--- Start of Collected data ---

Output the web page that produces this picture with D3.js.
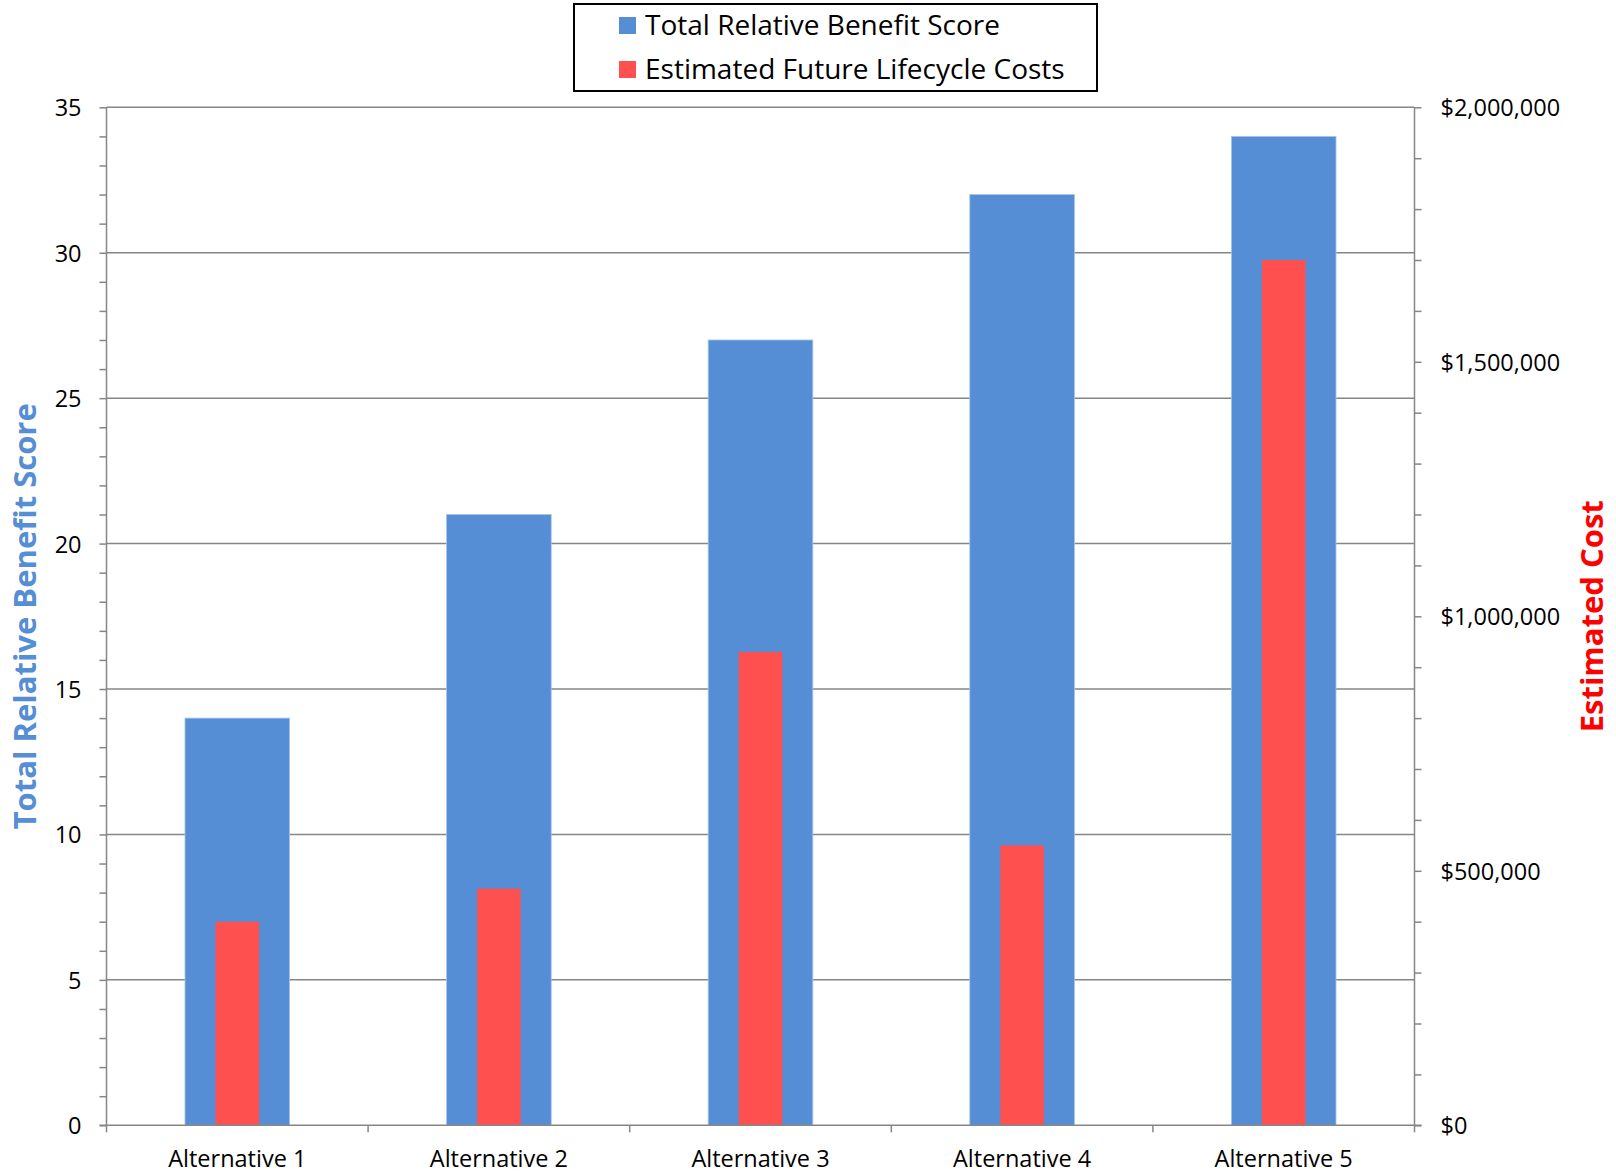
<!DOCTYPE html>
<html>
<head>
<meta charset="utf-8">
<script src="https://cdn.jsdelivr.net/npm/d3@7"></script>
<style>
  html, body { margin: 0; padding: 0; background: #fff; }
  svg { display: block; font-family: "Open Sans", "Noto Sans", sans-serif; }
</style>
</head>
<body>
<svg id="chart" width="1616" height="1174"></svg>
<script>
// Alternatives compared
const categories = ["Alternative 1", "Alternative 2", "Alternative 3", "Alternative 4", "Alternative 5"];
// Total relative benefit score (left axis)
const benefitScores = [14, 21, 27, 32, 34];
// Estimated future lifecycle costs in dollars (right axis)
const lifecycleCosts = [400000, 465000, 930000, 550000, 1700000];
// Tick values
const scoreTicks = [0, 5, 10, 15, 20, 25, 30, 35];
const costTicks = [0, 500000, 1000000, 1500000, 2000000];
const seriesNames = ["Total Relative Benefit Score", "Estimated Future Lifecycle Costs"];

const BLUE = "#558ED5";
const RED = "#FF5050";
const GREY = "#868686";

const svg = d3.select("#chart");
const plot = { left: 106.5, right: 1414.5, top: 107.3, bottom: 1125.3 };

const x = d3.scaleBand().domain(categories).range([plot.left, plot.right]).padding(0);
const yScore = d3.scaleLinear().domain([0, 35]).range([plot.bottom, plot.top]);
const yCost = d3.scaleLinear().domain([0, 2000000]).range([plot.bottom, plot.top]);

// Horizontal gridlines at the major score ticks
svg.append("g")
  .selectAll("line")
  .data(scoreTicks.filter(d => d > 0))
  .join("line")
  .attr("x1", plot.left).attr("x2", plot.right)
  .attr("y1", d => yScore(d)).attr("y2", d => yScore(d))
  .attr("stroke", GREY).attr("stroke-width", 1.5);

// Benefit bars (wide, behind)
const bw = x.bandwidth();
svg.append("g")
  .selectAll("rect")
  .data(categories)
  .join("rect")
  .attr("x", (d) => x(d) + bw * 0.3)
  .attr("width", bw * 0.4)
  .attr("y", (d, i) => yScore(benefitScores[i]))
  .attr("height", (d, i) => yScore(0) - yScore(benefitScores[i]))
  .attr("fill", BLUE)
  .attr("stroke", "#a9c4ea").attr("stroke-width", 0.8);

// Cost bars (narrow, in front)
svg.append("g")
  .selectAll("rect")
  .data(categories)
  .join("rect")
  .attr("x", (d) => x(d) + bw * (5 / 12))
  .attr("width", bw / 6)
  .attr("y", (d, i) => yCost(lifecycleCosts[i]))
  .attr("height", (d, i) => yCost(0) - yCost(lifecycleCosts[i]))
  .attr("fill", RED);

// Left axis
const leftAxis = d3.axisLeft(yScore)
  .tickValues(d3.range(0, 36, 1))
  .tickSize(7)
  .tickFormat(d => (d % 5 === 0 ? d : ""));
const gl = svg.append("g").attr("transform", `translate(${plot.left},0)`).call(leftAxis);
gl.select(".domain").attr("stroke", GREY).attr("stroke-width", 1.5).attr("d", `M0,${plot.top}V${plot.bottom}`);
gl.selectAll(".tick line").attr("stroke", GREY).attr("stroke-width", 1.5);
gl.selectAll(".tick text")
  .attr("x", -25).attr("dy", "0.36em")
  .attr("font-size", 23.5).attr("fill", "#000")
  .attr("font-family", "'Open Sans', sans-serif");

// Right axis
const fmtCost = d3.format("$,");
const rightAxis = d3.axisRight(yCost)
  .tickValues(d3.range(0, 2000001, 100000))
  .tickSize(7)
  .tickFormat(d => (d % 500000 === 0 ? fmtCost(d) : ""));
const gr = svg.append("g").attr("transform", `translate(${plot.right},0)`).call(rightAxis);
gr.select(".domain").attr("stroke", GREY).attr("stroke-width", 1.5).attr("d", `M0,${plot.top}V${plot.bottom}`);
gr.selectAll(".tick line").attr("stroke", GREY).attr("stroke-width", 1.5);
gr.selectAll(".tick text")
  .attr("x", 26).attr("dy", "0.36em")
  .attr("font-size", 23.5).attr("fill", "#000")
  .attr("font-family", "'Open Sans', sans-serif");

// Bottom axis: ticks at category boundaries, labels centred in each band
const gb = svg.append("g").attr("transform", `translate(0,${plot.bottom})`);
gb.append("line")
  .attr("x1", plot.left - 7).attr("x2", plot.right + 7)
  .attr("y1", 0).attr("y2", 0)
  .attr("stroke", GREY).attr("stroke-width", 1.5);
const boundaries = categories.map(c => x(c)).concat([plot.right]);
gb.selectAll("line.tk")
  .data(boundaries)
  .join("line")
  .attr("class", "tk")
  .attr("x1", d => d).attr("x2", d => d)
  .attr("y1", 0).attr("y2", 7)
  .attr("stroke", GREY).attr("stroke-width", 1.5);
gb.selectAll("text")
  .data(categories)
  .join("text")
  .attr("x", d => x(d) + bw / 2)
  .attr("y", 42)
  .attr("text-anchor", "middle")
  .attr("font-size", 23.5)
  .attr("fill", "#000")
  .text(d => d);

// Axis titles
svg.append("text")
  .attr("transform", `translate(36,${(plot.top + plot.bottom) / 2}) rotate(-90)`)
  .attr("text-anchor", "middle")
  .attr("font-size", 31).attr("font-weight", "bold")
  .attr("fill", BLUE)
  .text("Total Relative Benefit Score");
svg.append("text")
  .attr("transform", `translate(1603,${(plot.top + plot.bottom) / 2}) rotate(-90)`)
  .attr("text-anchor", "middle")
  .attr("font-size", 31).attr("font-weight", "bold")
  .attr("fill", "#FF0000")
  .text("Estimated Cost");

// Legend
const legend = svg.append("g");
legend.append("rect")
  .attr("x", 574).attr("y", 4).attr("width", 523).attr("height", 87)
  .attr("fill", "#fff").attr("stroke", "#000").attr("stroke-width", 2);
const legendColors = [BLUE, RED];
const items = legend.selectAll("g.item")
  .data(seriesNames)
  .join("g")
  .attr("class", "item")
  .attr("transform", (d, i) => `translate(619,${25 + i * 44})`);
items.append("rect")
  .attr("x", 0).attr("y", -8).attr("width", 17).attr("height", 17)
  .attr("fill", (d, i) => legendColors[i]);
items.append("text")
  .attr("x", 26).attr("y", 0).attr("dy", "0.36em")
  .attr("font-size", 28)
  .attr("fill", "#000")
  .text(d => d);
</script>
</body>
</html>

--- End of Collected data ---

**Written instruction**: Give the material again exactly as it is, but keep the pictures out.

**Exercise result**:
Output the web page that produces this picture with D3.js.
<!DOCTYPE html>
<html>
<head>
<meta charset="utf-8">
<script src="https://cdn.jsdelivr.net/npm/d3@7"></script>
<style>
  html, body { margin: 0; padding: 0; background: #fff; }
  svg { display: block; font-family: "Open Sans", "Noto Sans", sans-serif; }
</style>
</head>
<body>
<svg id="chart" width="1616" height="1174"></svg>
<script>
// Alternatives compared
const categories = ["Alternative 1", "Alternative 2", "Alternative 3", "Alternative 4", "Alternative 5"];
// Total relative benefit score (left axis)
const benefitScores = [14, 21, 27, 32, 34];
// Estimated future lifecycle costs in dollars (right axis)
const lifecycleCosts = [400000, 465000, 930000, 550000, 1700000];
// Tick values
const scoreTicks = [0, 5, 10, 15, 20, 25, 30, 35];
const costTicks = [0, 500000, 1000000, 1500000, 2000000];
const seriesNames = ["Total Relative Benefit Score", "Estimated Future Lifecycle Costs"];

const BLUE = "#558ED5";
const RED = "#FF5050";
const GREY = "#868686";

const svg = d3.select("#chart");
const plot = { left: 106.5, right: 1414.5, top: 107.3, bottom: 1125.3 };

const x = d3.scaleBand().domain(categories).range([plot.left, plot.right]).padding(0);
const yScore = d3.scaleLinear().domain([0, 35]).range([plot.bottom, plot.top]);
const yCost = d3.scaleLinear().domain([0, 2000000]).range([plot.bottom, plot.top]);

// Horizontal gridlines at the major score ticks
svg.append("g")
  .selectAll("line")
  .data(scoreTicks.filter(d => d > 0))
  .join("line")
  .attr("x1", plot.left).attr("x2", plot.right)
  .attr("y1", d => yScore(d)).attr("y2", d => yScore(d))
  .attr("stroke", GREY).attr("stroke-width", 1.5);

// Benefit bars (wide, behind)
const bw = x.bandwidth();
svg.append("g")
  .selectAll("rect")
  .data(categories)
  .join("rect")
  .attr("x", (d) => x(d) + bw * 0.3)
  .attr("width", bw * 0.4)
  .attr("y", (d, i) => yScore(benefitScores[i]))
  .attr("height", (d, i) => yScore(0) - yScore(benefitScores[i]))
  .attr("fill", BLUE)
  .attr("stroke", "#a9c4ea").attr("stroke-width", 0.8);

// Cost bars (narrow, in front)
svg.append("g")
  .selectAll("rect")
  .data(categories)
  .join("rect")
  .attr("x", (d) => x(d) + bw * (5 / 12))
  .attr("width", bw / 6)
  .attr("y", (d, i) => yCost(lifecycleCosts[i]))
  .attr("height", (d, i) => yCost(0) - yCost(lifecycleCosts[i]))
  .attr("fill", RED);

// Left axis
const leftAxis = d3.axisLeft(yScore)
  .tickValues(d3.range(0, 36, 1))
  .tickSize(7)
  .tickFormat(d => (d % 5 === 0 ? d : ""));
const gl = svg.append("g").attr("transform", `translate(${plot.left},0)`).call(leftAxis);
gl.select(".domain").attr("stroke", GREY).attr("stroke-width", 1.5).attr("d", `M0,${plot.top}V${plot.bottom}`);
gl.selectAll(".tick line").attr("stroke", GREY).attr("stroke-width", 1.5);
gl.selectAll(".tick text")
  .attr("x", -25).attr("dy", "0.36em")
  .attr("font-size", 23.5).attr("fill", "#000")
  .attr("font-family", "'Open Sans', sans-serif");

// Right axis
const fmtCost = d3.format("$,");
const rightAxis = d3.axisRight(yCost)
  .tickValues(d3.range(0, 2000001, 100000))
  .tickSize(7)
  .tickFormat(d => (d % 500000 === 0 ? fmtCost(d) : ""));
const gr = svg.append("g").attr("transform", `translate(${plot.right},0)`).call(rightAxis);
gr.select(".domain").attr("stroke", GREY).attr("stroke-width", 1.5).attr("d", `M0,${plot.top}V${plot.bottom}`);
gr.selectAll(".tick line").attr("stroke", GREY).attr("stroke-width", 1.5);
gr.selectAll(".tick text")
  .attr("x", 26).attr("dy", "0.36em")
  .attr("font-size", 23.5).attr("fill", "#000")
  .attr("font-family", "'Open Sans', sans-serif");

// Bottom axis: ticks at category boundaries, labels centred in each band
const gb = svg.append("g").attr("transform", `translate(0,${plot.bottom})`);
gb.append("line")
  .attr("x1", plot.left - 7).attr("x2", plot.right + 7)
  .attr("y1", 0).attr("y2", 0)
  .attr("stroke", GREY).attr("stroke-width", 1.5);
const boundaries = categories.map(c => x(c)).concat([plot.right]);
gb.selectAll("line.tk")
  .data(boundaries)
  .join("line")
  .attr("class", "tk")
  .attr("x1", d => d).attr("x2", d => d)
  .attr("y1", 0).attr("y2", 7)
  .attr("stroke", GREY).attr("stroke-width", 1.5);
gb.selectAll("text")
  .data(categories)
  .join("text")
  .attr("x", d => x(d) + bw / 2)
  .attr("y", 42)
  .attr("text-anchor", "middle")
  .attr("font-size", 23.5)
  .attr("fill", "#000")
  .text(d => d);

// Axis titles
svg.append("text")
  .attr("transform", `translate(36,${(plot.top + plot.bottom) / 2}) rotate(-90)`)
  .attr("text-anchor", "middle")
  .attr("font-size", 31).attr("font-weight", "bold")
  .attr("fill", BLUE)
  .text("Total Relative Benefit Score");
svg.append("text")
  .attr("transform", `translate(1603,${(plot.top + plot.bottom) / 2}) rotate(-90)`)
  .attr("text-anchor", "middle")
  .attr("font-size", 31).attr("font-weight", "bold")
  .attr("fill", "#FF0000")
  .text("Estimated Cost");

// Legend
const legend = svg.append("g");
legend.append("rect")
  .attr("x", 574).attr("y", 4).attr("width", 523).attr("height", 87)
  .attr("fill", "#fff").attr("stroke", "#000").attr("stroke-width", 2);
const legendColors = [BLUE, RED];
const items = legend.selectAll("g.item")
  .data(seriesNames)
  .join("g")
  .attr("class", "item")
  .attr("transform", (d, i) => `translate(619,${25 + i * 44})`);
items.append("rect")
  .attr("x", 0).attr("y", -8).attr("width", 17).attr("height", 17)
  .attr("fill", (d, i) => legendColors[i]);
items.append("text")
  .attr("x", 26).attr("y", 0).attr("dy", "0.36em")
  .attr("font-size", 28)
  .attr("fill", "#000")
  .text(d => d);
</script>
</body>
</html>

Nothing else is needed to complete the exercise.